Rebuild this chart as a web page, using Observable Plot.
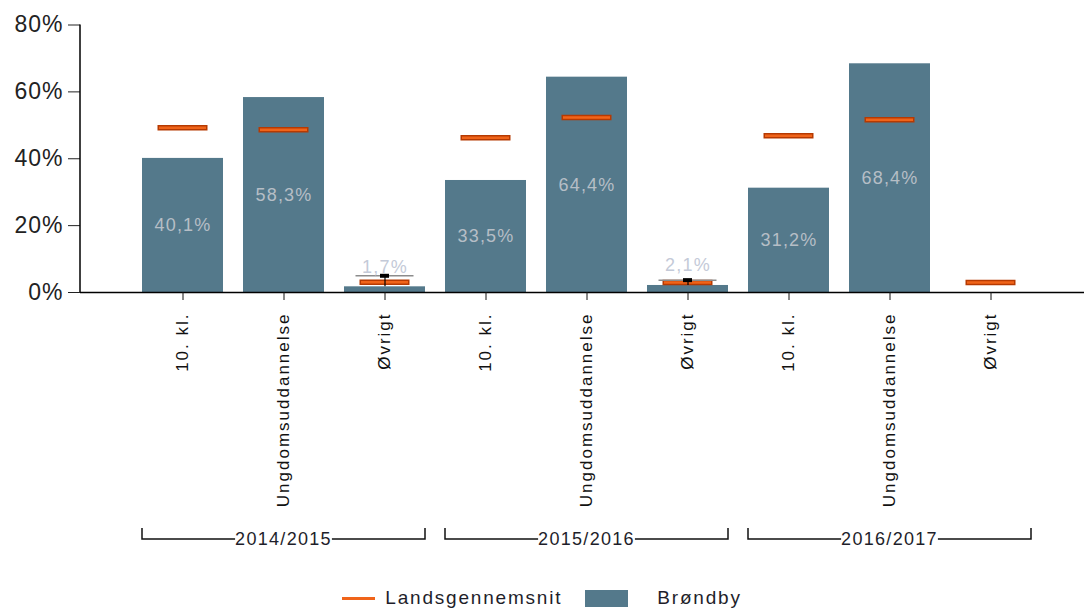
<!DOCTYPE html>
<html>
<head>
<meta charset="utf-8">
<script src="https://cdn.jsdelivr.net/npm/d3@7"></script>
<script src="https://cdn.jsdelivr.net/npm/@observablehq/plot@0.6"></script>
<style>
  html, body { margin: 0; padding: 0; background: #fff; }
  body { font-family: "Liberation Sans", Arial, sans-serif; width: 1084px; height: 608px; overflow: hidden; }
  #chart svg { display: block; }
  g[aria-label="x-axis tick label"] text { letter-spacing: 2px; }
  g[aria-label="y-axis tick label"] text { letter-spacing: 1px; }
  g[aria-label="text"] text { letter-spacing: 1.2px; }
  #legend { display: flex; justify-content: center; align-items: center; height: 28px; margin-top: 4px;
            font-size: 19px; letter-spacing: 1.8px; color: #1e1e2a; }
  #legend .line { display: inline-block; width: 33px; height: 3px; }
  #legend .swatch { display: inline-block; width: 43px; height: 17px; }
</style>
</head>
<body>
<div id="chart"></div>
<div id="legend"></div>
<script>
// ---- data ----
const groups = ["2014/2015", "2015/2016", "2016/2017"];
const categories = ["10. kl.", "Ungdomsuddannelse", "Øvrigt"];
const seriesNames = ["Landsgennemsnit", "Brøndby"];
// Brøndby (bars), per group, per category (%)
const brondby = [
  [40.1, 58.3, 1.7],
  [33.5, 64.4, 2.1],
  [31.2, 68.4, null]
];
// Landsgennemsnit (orange markers), per group, per category (%)
const lands = [
  [49.3, 48.7, 3.1],
  [46.3, 52.3, 3.0],
  [46.9, 51.7, 3.0]
];
// upper whisker of the small Øvrigt bars (%)
const whiskerTop = [
  [null, null, 5.0],
  [null, null, 3.7],
  [null, null, null]
];
const yTicks = [0, 20, 40, 60, 80];

// ---- colours ----
const barColor = "#54798b";
const orange = "#f0641a";
const orangeDark = "#b63a02";

const rows = [];
groups.forEach((g, gi) => categories.forEach((c, ci) => rows.push({
  key: g + "|" + c, group: g, category: c,
  brondby: brondby[gi][ci], lands: lands[gi][ci], top: whiskerTop[gi][ci]
})));
const fmt = v => v.toFixed(1).replace(".", ",") + "%";
const inside = rows.filter(r => r.brondby != null && r.brondby >= 5);
const outside = rows.filter(r => r.brondby != null && r.brondby < 5);
const whisk = rows.filter(r => r.top != null);

const H = 580;
const chart = Plot.plot({
  width: 1084,
  height: H,
  marginLeft: 80,
  marginRight: 0,
  marginTop: 24.5,
  marginBottom: H - 292,
  style: { fontFamily: "'Liberation Sans', Arial, sans-serif", background: "#fff" },
  x: { type: "band", domain: rows.map(r => r.key), padding: 0.2, insetLeft: 39.5, insetRight: 30 },
  y: { domain: [0, 80] },
  marks: [
    Plot.barY(rows, { x: "key", y: "brondby", fill: barColor }),
    Plot.tickY(rows, { x: "key", y: "lands", stroke: orangeDark, strokeWidth: 5.5, insetLeft: 15.5, insetRight: 15.5 }),
    Plot.tickY(rows, { x: "key", y: "lands", stroke: orange, strokeWidth: 2.5, insetLeft: 17, insetRight: 17 }),
    Plot.tickY(whisk, { x: "key", y: "top", stroke: "#8c8c8c", strokeWidth: 1.5, insetLeft: 11.5, insetRight: 11.5 }),
    Plot.ruleX(whisk, { x: "key", y1: "brondby", y2: "top", stroke: "#000", strokeWidth: 1.2 }),
    Plot.tickY(whisk, { x: "key", y: "top", stroke: "#000", strokeWidth: 4, insetLeft: 36, insetRight: 36 }),
    Plot.text(inside, { x: "key", y: r => r.brondby / 2, text: r => fmt(r.brondby), fill: "#b6bec6", fontSize: 18 }),
    Plot.text(outside, { x: "key", y: "brondby", dy: -20, text: r => fmt(r.brondby), fill: "#c4cad8", fontSize: 18 }),
    Plot.ruleY([0], { stroke: "#000", strokeWidth: 1.5 }),
    Plot.axisX({ tickFormat: k => k.split("|")[1], tickRotate: -90, tickSize: 8, tickPadding: 12,
                 fontSize: 17, color: "#111", label: null }),
    Plot.axisY({ ticks: yTicks, tickFormat: d => d + "%", tickSize: 12, tickPadding: 5,
                 fontSize: 23, color: "#222", label: null })
  ]
});
document.getElementById("chart").appendChild(chart);

// y-axis domain line and group brackets drawn from Plot's own scales
const xs = chart.scale("x");
const ys = chart.scale("y");
const svg = d3.select(chart);
svg.append("line")
  .attr("x1", 80).attr("x2", 80)
  .attr("y1", ys.apply(yTicks[0])).attr("y2", ys.apply(yTicks[yTicks.length - 1]))
  .attr("stroke", "#000").attr("stroke-width", 1.5);

const bracketY = 539, bracketH = 11;
const gBr = svg.append("g");
groups.forEach(g => {
  const keys = rows.filter(r => r.group === g).map(r => r.key);
  const x0 = xs.apply(keys[0]);
  const x1 = xs.apply(keys[keys.length - 1]) + xs.bandwidth;
  const cx = (x0 + x1) / 2;
  const t = gBr.append("text")
    .attr("x", cx).attr("y", bracketY + 1)
    .attr("text-anchor", "middle").attr("dominant-baseline", "middle")
    .attr("font-size", 18).attr("letter-spacing", "1.3px")
    .attr("fill", "#1e1e2a")
    .text(g);
  const half = t.node().getComputedTextLength() / 2;
  gBr.append("path")
    .attr("d", `M${x0},${bracketY - bracketH}V${bracketY}H${cx - half}M${cx + half},${bracketY}H${x1}V${bracketY - bracketH}`)
    .attr("fill", "none").attr("stroke", "#111").attr("stroke-width", 1.5);
});

// legend
const legend = document.getElementById("legend");
legend.innerHTML =
  `<span class="line" style="background:${orange}"></span>` +
  `<span style="margin-left:10px">${seriesNames[0]}</span>` +
  `<span class="swatch" style="background:${barColor};margin-left:23px"></span>` +
  `<span style="margin-left:29px">${seriesNames[1]}</span>`;
</script>
</body>
</html>
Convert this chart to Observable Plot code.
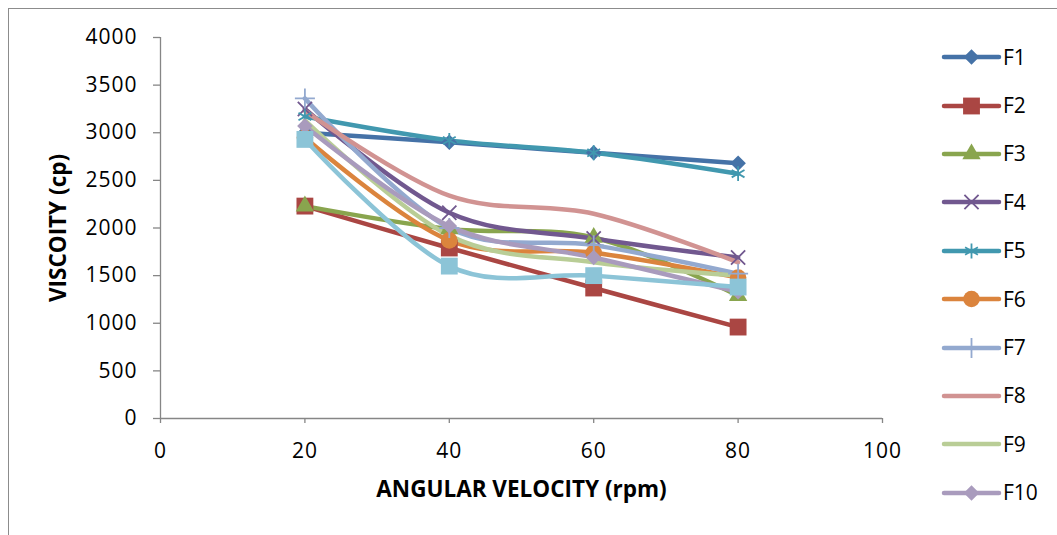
<!DOCTYPE html>
<html>
<head>
<meta charset="utf-8">
<script src="https://cdn.jsdelivr.net/npm/d3@7"></script>
<script src="https://cdn.jsdelivr.net/npm/@observablehq/plot@0.6"></script>
<style>
  html, body { margin: 0; padding: 0; background: #fff; }
  #wrap { position: relative; width: 1057px; height: 535px; overflow: hidden; font-family: "Open Sans", sans-serif; }
  #frame { position: absolute; left: 8px; top: 8px; width: 1200px; height: 700px; border: 1px solid #8c8c8c; box-sizing: border-box; }
  #chart { position: absolute; left: 0; top: 0; }
  #legend { position: absolute; left: 940px; top: 33px; }
  .row { display: flex; align-items: center; height: 48.4px; }
  .row span { font-size: 21px; color: #000; margin-left: 1px; line-height: 1; }
  svg text { fill: #000; }
  g[aria-label="x-axis tick"] path, g[aria-label="y-axis tick"] path { stroke: #868686; stroke-width: 1.3; }
  g[aria-label="x-axis label"] text, g[aria-label="y-axis label"] text { font-weight: bold; font-size: 22.5px; }
  g[aria-label="x-axis tick label"] text, g[aria-label="y-axis tick label"] text { letter-spacing: 1px; font-size: 21px; }
</style>
</head>
<body>
<div id="wrap">
  <div id="frame"></div>
  <div id="chart"></div>
  <div id="legend"></div>
</div>
<script>
// ---- data ----
const rpm = [20, 40, 60, 80];
const seriesNames = ["F1", "F2", "F3", "F4", "F5", "F6", "F7", "F8", "F9", "F10", "F11"];
const legendNames = ["F1", "F2", "F3", "F4", "F5", "F6", "F7", "F8", "F9", "F10"];
const F1 = [3000, 2900, 2790, 2680];
const F2 = [2230, 1790, 1370, 960];
const F3 = [2230, 1990, 1900, 1290];
const F4 = [3250, 2160, 1890, 1690];
const F5 = [3170, 2920, 2790, 2570];
const F6 = [2950, 1870, 1740, 1480];
const F7 = [3360, 2000, 1820, 1520];
const F8 = [3230, 2340, 2150, 1640];
const F9 = [3130, 1920, 1640, 1500];
const F10 = [3070, 2020, 1690, 1330];
const F11 = [2930, 1600, 1500, 1380];
const xTicks = [0, 20, 40, 60, 80, 100];
const yTicks = [0, 500, 1000, 1500, 2000, 2500, 3000, 3500, 4000];

// ---- styles ----
const colors = ["#4572A7", "#AA4643", "#89A54E", "#71588F", "#4198AF", "#DB843D", "#93A9CF", "#D19392", "#B9CD96", "#A99BBD", "#8CC4D7"];
const symbols = ["diamond2", "square", "triangle", "times", "asterisk", "circle", "plus", null, null, "diamond2", "square"];
const strokeSymbols = new Set(["times", "asterisk", "plus"]);
const d3Sym = {diamond2: d3.symbolDiamond2, square: d3.symbolSquare, triangle: d3.symbolTriangle, times: d3.symbolTimes, asterisk: d3.symbolAsterisk, circle: d3.symbolCircle, plus: d3.symbolPlus};
const sizes = {diamond2: 7, square: 9.5, triangle: 6.8, times: 6.5, asterisk: 7, circle: 8.3, plus: 6.5};

const values = [F1, F2, F3, F4, F5, F6, F7, F8, F9, F10, F11];
const series = seriesNames.map((name, i) => rpm.map((x, j) => ({name, x, y: values[i][j]})));

const lineMarks = series.map((d, i) => Plot.line(d, {x: "x", y: "y", stroke: colors[i], strokeWidth: 4.5, curve: "cardinal", strokeLinecap: "round", strokeLinejoin: "round"}));
const dotMarks = series.map((d, i) => {
  const s = symbols[i];
  if (!s) return null;
  return strokeSymbols.has(s)
    ? Plot.dot(d, {x: "x", y: "y", symbol: s, r: sizes[s], stroke: colors[i], fill: "none", strokeWidth: 1.8})
    : Plot.dot(d, {x: "x", y: "y", symbol: s, r: sizes[s], fill: colors[i], stroke: "none"});
}).filter(Boolean);

const chart = Plot.plot({
  width: 1057,
  height: 535,
  marginLeft: 160,
  marginRight: 175,
  marginTop: 37,
  marginBottom: 117,
  style: {fontFamily: "Open Sans, sans-serif", fontSize: "20px", background: "transparent", color: "#000"},
  x: {domain: [0, 100], ticks: xTicks, tickFormat: d => String(d), tickSize: 5, tickPadding: 20, label: "ANGULAR VELOCITY (rpm)", labelAnchor: "center", labelOffset: 78, labelArrow: "none"},
  y: {domain: [0, 4000], ticks: yTicks, tickFormat: d => String(d), tickSize: 7, tickPadding: 16, label: "VISCOITY (cp)", labelAnchor: "center", labelOffset: 110, labelArrow: "none"},
  marks: [
    Plot.ruleY([0], {stroke: "#868686", strokeWidth: 1.3}),
    Plot.ruleX([0], {stroke: "#868686", strokeWidth: 1.3}),
    ...lineMarks,
    ...dotMarks
  ]
});
document.getElementById("chart").appendChild(chart);

// ---- legend ----
const legend = d3.select("#legend");
legendNames.forEach((name, i) => {
  const row = legend.append("div").attr("class", "row");
  const svg = row.append("svg").attr("width", 62).attr("height", 24);
  svg.append("line").attr("x1", 4).attr("x2", 59).attr("y1", 12).attr("y2", 12)
    .attr("stroke", colors[i]).attr("stroke-width", 4.5).attr("stroke-linecap", "round");
  const s = symbols[i];
  if (s) {
    const p = svg.append("path").attr("transform", "translate(31.5,12)")
      .attr("d", d3.symbol(d3Sym[s], Math.PI * sizes[s] * sizes[s])());
    if (strokeSymbols.has(s)) p.attr("fill", "none").attr("stroke", colors[i]).attr("stroke-width", 1.8);
    else p.attr("fill", colors[i]);
  }
  row.append("span").text(name);
});
</script>
</body>
</html>
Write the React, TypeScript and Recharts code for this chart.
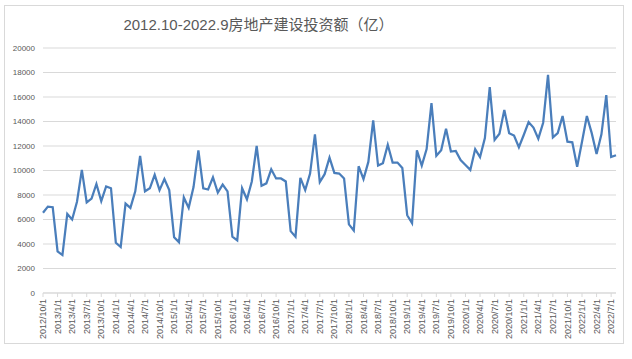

-.-.-

REQUIREMENT
Above are lines of data; state how many of them contain the word "code", with no other output.

CORRECT ANSWER
2